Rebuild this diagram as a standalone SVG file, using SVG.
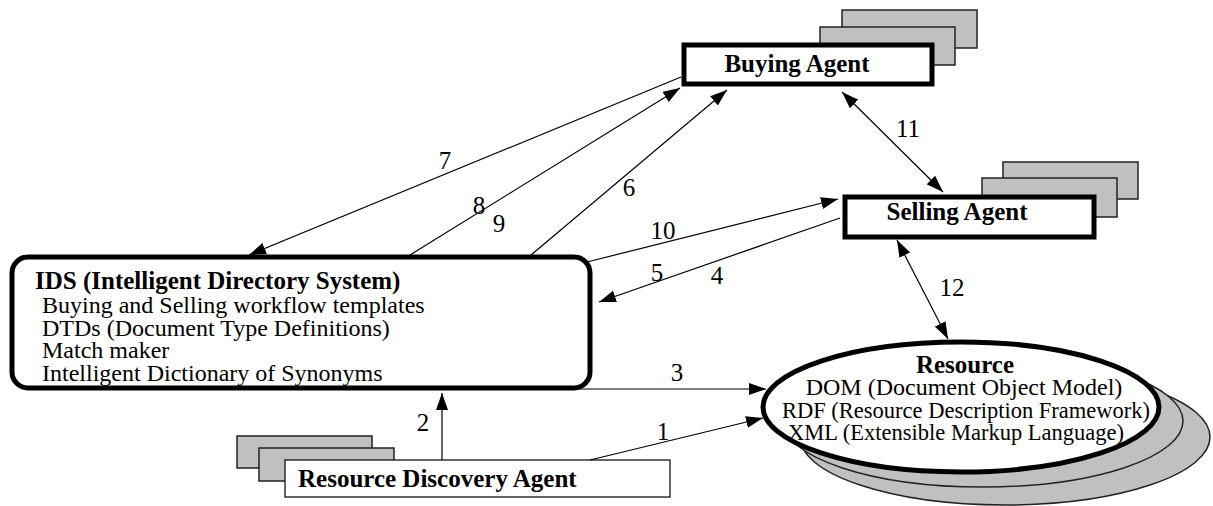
<svg xmlns="http://www.w3.org/2000/svg" width="1213" height="506" viewBox="0 0 1213 506">
<style>
.t{font-family:"Liberation Serif","Times New Roman",serif;font-size:25px;fill:#000}
.s{font-size:24px}
.r{font-size:22.5px}
.b{font-weight:bold}
.shadow{fill:#c0c0c0;stroke:#222;stroke-width:1.5}
.main{fill:#fff;stroke:#000;stroke-width:5}
.conn line{stroke:#000;stroke-width:1.2;fill:none}
</style>
<defs>
<marker id="ah" viewBox="0 0 17 12" refX="17" refY="6" markerWidth="17" markerHeight="12" orient="auto-start-reverse" markerUnits="userSpaceOnUse">
<path d="M0,0 L17,6 L0,12 z" fill="#000"/>
</marker>
</defs>
<rect width="1213" height="506" fill="#fff"/>

<g id="buying-agent">
<rect class="shadow" x="842" y="10" width="135" height="38"/>
<rect class="shadow" x="820" y="27" width="135" height="38"/>
<rect class="main" x="684" y="45" width="248" height="39"/>
<text class="t b" x="797" y="72" text-anchor="middle">Buying Agent</text>
</g>

<g id="selling-agent">
<rect class="shadow" x="1003" y="162" width="135" height="37"/>
<rect class="shadow" x="982" y="178" width="135" height="39"/>
<rect class="main" x="845" y="197" width="249" height="40"/>
<text class="t b" x="957" y="220" text-anchor="middle">Selling Agent</text>
</g>

<g id="ids">
<rect class="main" x="12" y="257" width="578" height="131" rx="16"/>
<text class="t b" x="35" y="289">IDS (Intelligent Directory System)</text>
<text class="t s" x="42" y="313">Buying and Selling workflow templates</text>
<text class="t s" x="42" y="336">DTDs (Document Type Definitions)</text>
<text class="t s" x="42" y="358">Match maker</text>
<text class="t s" x="42" y="381">Intelligent Dictionary of Synonyms</text>
</g>

<g id="resource-discovery-agent">
<rect class="shadow" x="237" y="436" width="135" height="32"/>
<rect class="shadow" x="259" y="448" width="135" height="33"/>
<rect x="285" y="460" width="385" height="37" fill="#fff" stroke="#000" stroke-width="1.2"/>
<text class="t b" x="298" y="487">Resource Discovery Agent</text>
</g>

<g id="resource">
<ellipse class="shadow" cx="1005" cy="437" rx="205" ry="68"/>
<ellipse class="shadow" cx="983" cy="421" rx="200" ry="66"/>
<ellipse class="main" cx="961" cy="407" rx="198" ry="65"/>
<text class="t b" x="965" y="373" text-anchor="middle">Resource</text>
<text class="t s" x="964" y="395" text-anchor="middle">DOM (Document Object Model)</text>
<text class="t r" x="966" y="418" text-anchor="middle">RDF (Resource Description Framework)</text>
<text class="t r" x="956" y="440" text-anchor="middle">XML (Extensible Markup Language)</text>
</g>

<g id="connectors" class="conn">
<line x1="590" y1="460" x2="763" y2="418" marker-end="url(#ah)"/>
<line x1="442" y1="460" x2="442" y2="393" marker-end="url(#ah)"/>
<line x1="578" y1="389" x2="766" y2="389" marker-end="url(#ah)"/>
<line x1="840" y1="218" x2="599" y2="302" marker-end="url(#ah)"/>
<line x1="531" y1="255" x2="727" y2="90" marker-end="url(#ah)"/>
<line x1="681" y1="77" x2="249" y2="255" marker-end="url(#ah)"/>
<line x1="410" y1="255" x2="680" y2="88" marker-end="url(#ah)"/>
<line x1="587" y1="262" x2="838" y2="199" marker-end="url(#ah)"/>
<line x1="842" y1="92" x2="943" y2="192" marker-start="url(#ah)" marker-end="url(#ah)"/>
<line x1="897" y1="240" x2="948" y2="339" marker-start="url(#ah)" marker-end="url(#ah)"/>
</g>

<g id="labels">
<text class="t" x="663" y="440" text-anchor="middle">1</text>
<text class="t" x="423" y="431" text-anchor="middle">2</text>
<text class="t" x="677" y="381" text-anchor="middle">3</text>
<text class="t" x="717" y="284" text-anchor="middle">4</text>
<text class="t" x="657" y="281" text-anchor="middle">5</text>
<text class="t" x="629" y="196" text-anchor="middle">6</text>
<text class="t" x="445" y="169" text-anchor="middle">7</text>
<text class="t" x="479" y="214" text-anchor="middle">8</text>
<text class="t" x="499" y="232" text-anchor="middle">9</text>
<text class="t" x="663" y="239" text-anchor="middle">10</text>
<text class="t" x="908" y="137" text-anchor="middle">11</text>
<text class="t" x="952" y="296" text-anchor="middle">12</text>
</g>
</svg>
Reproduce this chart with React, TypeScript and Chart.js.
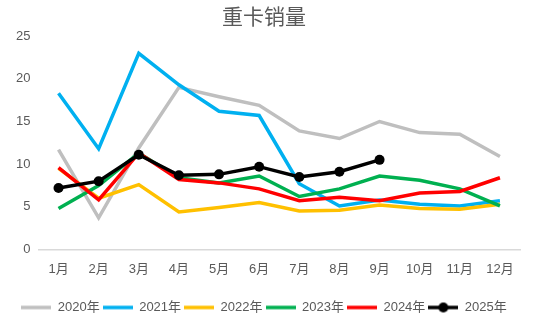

→ **The task**: All records must be output exactly as they are, except for the pictures, which are left out.

→ **Written solution**:
Rebuild this diagram as a standalone SVG file, using SVG.
<svg xmlns="http://www.w3.org/2000/svg" width="1213" height="506" viewBox="0 0 1213 506">
<style>
.t{font-family:"Liberation Serif","Times New Roman",serif;font-size:25px;fill:#000}
.s{font-size:24px}
.r{font-size:22.5px}
.b{font-weight:bold}
.shadow{fill:#c0c0c0;stroke:#222;stroke-width:1.5}
.main{fill:#fff;stroke:#000;stroke-width:5}
.conn line{stroke:#000;stroke-width:1.2;fill:none}
</style>
<defs>
<marker id="ah" viewBox="0 0 17 12" refX="17" refY="6" markerWidth="17" markerHeight="12" orient="auto-start-reverse" markerUnits="userSpaceOnUse">
<path d="M0,0 L17,6 L0,12 z" fill="#000"/>
</marker>
</defs>
<rect width="1213" height="506" fill="#fff"/>

<g id="buying-agent">
<rect class="shadow" x="842" y="10" width="135" height="38"/>
<rect class="shadow" x="820" y="27" width="135" height="38"/>
<rect class="main" x="684" y="45" width="248" height="39"/>
<text class="t b" x="797" y="72" text-anchor="middle">Buying Agent</text>
</g>

<g id="selling-agent">
<rect class="shadow" x="1003" y="162" width="135" height="37"/>
<rect class="shadow" x="982" y="178" width="135" height="39"/>
<rect class="main" x="845" y="197" width="249" height="40"/>
<text class="t b" x="957" y="220" text-anchor="middle">Selling Agent</text>
</g>

<g id="ids">
<rect class="main" x="12" y="257" width="578" height="131" rx="16"/>
<text class="t b" x="35" y="289">IDS (Intelligent Directory System)</text>
<text class="t s" x="42" y="313">Buying and Selling workflow templates</text>
<text class="t s" x="42" y="336">DTDs (Document Type Definitions)</text>
<text class="t s" x="42" y="358">Match maker</text>
<text class="t s" x="42" y="381">Intelligent Dictionary of Synonyms</text>
</g>

<g id="resource-discovery-agent">
<rect class="shadow" x="237" y="436" width="135" height="32"/>
<rect class="shadow" x="259" y="448" width="135" height="33"/>
<rect x="285" y="460" width="385" height="37" fill="#fff" stroke="#000" stroke-width="1.2"/>
<text class="t b" x="298" y="487">Resource Discovery Agent</text>
</g>

<g id="resource">
<ellipse class="shadow" cx="1005" cy="437" rx="205" ry="68"/>
<ellipse class="shadow" cx="983" cy="421" rx="200" ry="66"/>
<ellipse class="main" cx="961" cy="407" rx="198" ry="65"/>
<text class="t b" x="965" y="373" text-anchor="middle">Resource</text>
<text class="t s" x="964" y="395" text-anchor="middle">DOM (Document Object Model)</text>
<text class="t r" x="966" y="418" text-anchor="middle">RDF (Resource Description Framework)</text>
<text class="t r" x="956" y="440" text-anchor="middle">XML (Extensible Markup Language)</text>
</g>

<g id="connectors" class="conn">
<line x1="590" y1="460" x2="763" y2="418" marker-end="url(#ah)"/>
<line x1="442" y1="460" x2="442" y2="393" marker-end="url(#ah)"/>
<line x1="578" y1="389" x2="766" y2="389" marker-end="url(#ah)"/>
<line x1="840" y1="218" x2="599" y2="302" marker-end="url(#ah)"/>
<line x1="531" y1="255" x2="727" y2="90" marker-end="url(#ah)"/>
<line x1="681" y1="77" x2="249" y2="255" marker-end="url(#ah)"/>
<line x1="410" y1="255" x2="680" y2="88" marker-end="url(#ah)"/>
<line x1="587" y1="262" x2="838" y2="199" marker-end="url(#ah)"/>
<line x1="842" y1="92" x2="943" y2="192" marker-start="url(#ah)" marker-end="url(#ah)"/>
<line x1="897" y1="240" x2="948" y2="339" marker-start="url(#ah)" marker-end="url(#ah)"/>
</g>

<g id="labels">
<text class="t" x="663" y="440" text-anchor="middle">1</text>
<text class="t" x="423" y="431" text-anchor="middle">2</text>
<text class="t" x="677" y="381" text-anchor="middle">3</text>
<text class="t" x="717" y="284" text-anchor="middle">4</text>
<text class="t" x="657" y="281" text-anchor="middle">5</text>
<text class="t" x="629" y="196" text-anchor="middle">6</text>
<text class="t" x="445" y="169" text-anchor="middle">7</text>
<text class="t" x="479" y="214" text-anchor="middle">8</text>
<text class="t" x="499" y="232" text-anchor="middle">9</text>
<text class="t" x="663" y="239" text-anchor="middle">10</text>
<text class="t" x="908" y="137" text-anchor="middle">11</text>
<text class="t" x="952" y="296" text-anchor="middle">12</text>
</g>
</svg>
Reproduce this chart with React, TypeScript and Chart.js.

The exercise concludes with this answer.